Hispanic students: age nine, up 25 points; age thirteen, up 10 points; age seventeen, up 17 points.

Compare this with gains on the main NAEP reading from 1992 to 2011:

White students: fourth grade, up 7 points; eighth grade, up 7 points. (See graphs 7 and 12.)

Black students: fourth grade, up 13 points; eighth grade, up 12 points. (See graphs 7 and 12.)

Hispanic students: fourth grade, up 9 points; eighth grade, up 11 points. (See graphs 8 and 13.)

Asian students: fourth grade, up 19 points; eighth grade, up 7 points. (See graphs 9 and 14.)

NAEP data show beyond question that test scores in reading and math have improved for almost every group of students over the past two decades: slowly and steadily in the case of reading, dramatically in the case of mathematics. Students know more and can do more in these two basic skills subjects now than they could twenty or forty years ago.
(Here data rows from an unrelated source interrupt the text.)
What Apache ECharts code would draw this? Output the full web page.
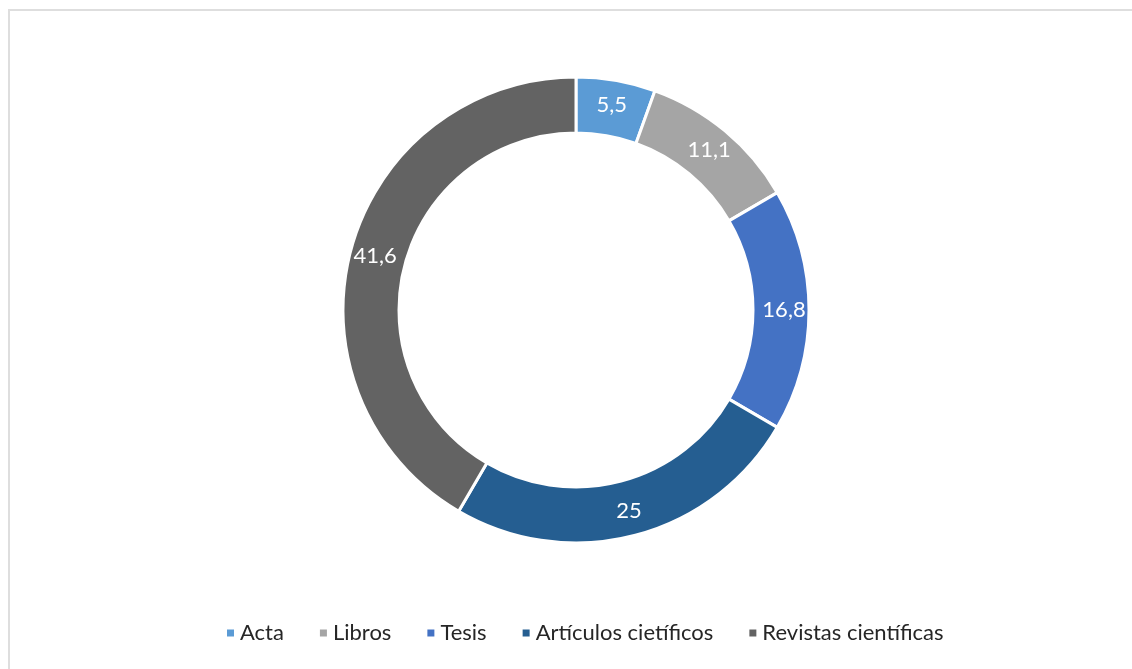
<!DOCTYPE html>
<html>
<head>
<meta charset="utf-8">
<title>Tipos de documentos</title>
<script src="https://cdn.jsdelivr.net/npm/echarts@6/dist/echarts.min.js"></script>
<style>
  html, body { margin: 0; padding: 0; background: #fff; }
  #main { width: 1132px; height: 669px; }
</style>
</head>
<body>
<div id="main"></div>
<script>
    // categorías y valores (%)
    var categories = ['Acta', 'Libros', 'Tesis', 'Artículos cietíficos', 'Revistas científicas'];
    var values = [5.5, 11.1, 16.8, 25, 41.6];
    var colors = ['#5B9BD5', '#A5A5A5', '#4472C4', '#255E91', '#636363'];

    var myChart = echarts.init(document.getElementById('main'));

    var pieData = [];
    for (var i = 0; i < categories.length; i++) {
        pieData.push({ name: categories[i], value: values[i] });
    }

    var option = {
        color: colors,
        animation: false,
        graphic: [
            {
                type: 'rect',
                shape: { x: 9, y: 10, width: 1140, height: 680 },
                style: { fill: 'none', stroke: '#dedede', lineWidth: 2 }
            }
        ],
        legend: {
            data: categories,
            top: 617,
            left: 220,
            icon: 'rect',
            itemWidth: 9,
            itemHeight: 9,
            itemGap: 34,
            textStyle: {
                fontFamily: 'Lato',
                fontSize: 22,
                color: '#262626'
            }
        },
        series: [
            {
                type: 'pie',
                center: [576, 310],
                radius: [177, 233],
                startAngle: 90,
                clockwise: true,
                itemStyle: {
                    borderColor: '#fff',
                    borderWidth: 3
                },
                label: {
                    show: true,
                    position: 'inside',
                    color: '#fff',
                    fontFamily: 'Lato',
                    fontSize: 22,
                    formatter: function (p) {
                        return String(p.value).replace('.', ',');
                    }
                },
                labelLine: { show: false },
                data: pieData
            }
        ]
    };
    myChart.setOption(option);
</script>
</body>
</html>
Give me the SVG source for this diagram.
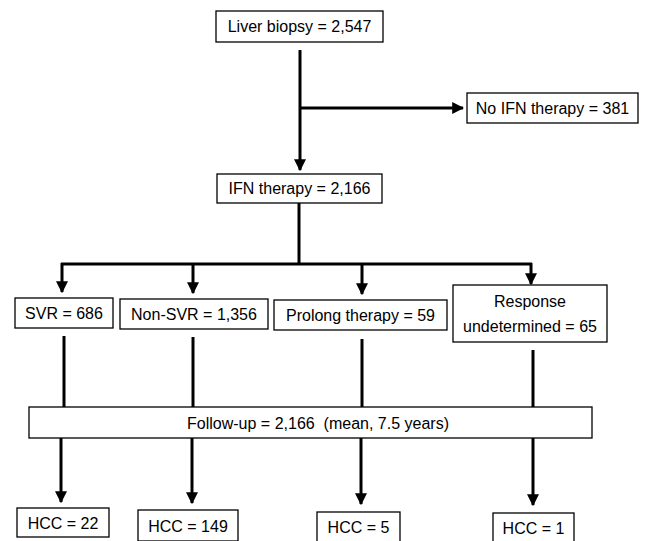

Why the difference between the two subjects? Reading is influenced to a larger extent by differences in home conditions than mathematics. Put another way, students learn language and vocabulary at home and in school; they learn mathematics in school. Students can improve their vocabulary and background knowledge by reading literature and history at school, but their starting point in reading is influenced more by home and family than in mathematics.

So the next time you hear someone say that the system is “broken,” that American students aren’t as well educated as they used to be, that our schools are failing, tell that person the facts. Test scores are rising. Of course, test scores are not the only way to measure education, but to the extent that they matter, they are improving. Our students have higher test scores in reading and mathematics than they did in the early 1970s or the early 1990s. Of course, we can do better. Students should be writing more and reading more and doing more science projects and more historical research papers and should have more opportunities to engage in the arts.

But let’s recognize the progress that our educators and students have made, give credit where credit is due, and offer educators the encouragement and support to continue their important work.